En contraste, recordamos lo visto en la avenida Montejo la noche anterior: un grupo de bailarines atendiendo a una salsa electrónica de irracional volumen para entretenimiento de turistas que difícilmente se arriesgarían buscando bebidas como el xtabentún. También recordamos que, cerca del hotel Fiesta Americana, Coca Cola regalaba rosca de reyes mientras sucedía un espectáculo que fusionaba lo peor de Tatiana con lo peor de Wisin y Yandel. Huimos ayer y huimos hoy. Planeamos un escape que nos aproxime a lo sagrado. Tal vez allí se nos aparezca algún tololoche perdido, exiliado de la urbe que ya no lo comprende. No será sencillo.

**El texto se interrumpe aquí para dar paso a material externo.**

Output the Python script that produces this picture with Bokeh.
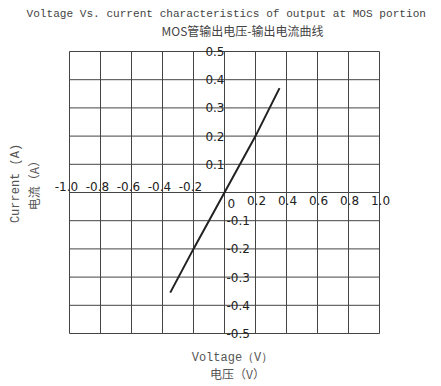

El cenote Ik-kil nos recibe con pop anglosajón. Parece que hemos llegado a un balneario del centro del país y no a una puerta del inframundo maya. Con las paredes remozadas en concreto, iluminación y cascada artificiales, es casi imposible imaginar su antigua belleza, la imperfecta. Avanzamos entonces hacia Chichén Itzá, en donde nos sorprenderán las playeras de quienes “sobrevivieron” al “fin del mundo”, así como la mala ubicación de sus vendedores. La claridad del templo de Kukulcán nos rescatará impulsándonos hacia cenotes más puros, hacia la inigualable Uxmal desde la cual imaginaremos estas líneas. Allí, acompañados por el silencio del tolok innumerable que se bebe el sol a sus anchas, curaremos nuestra frustración ante la desaparición del tololoche. Aplaudiremos por el tiempo que nos acompañó y, frente a la Pirámide del Adivino, escucharemos de rebote el canto del quetzal: “Quisiera preguntar a los ocasos/ si aún es tu corazón nido vacío,/ para poder soñarme entre tus brazos/ y allí en tu corazón dejar el mío.”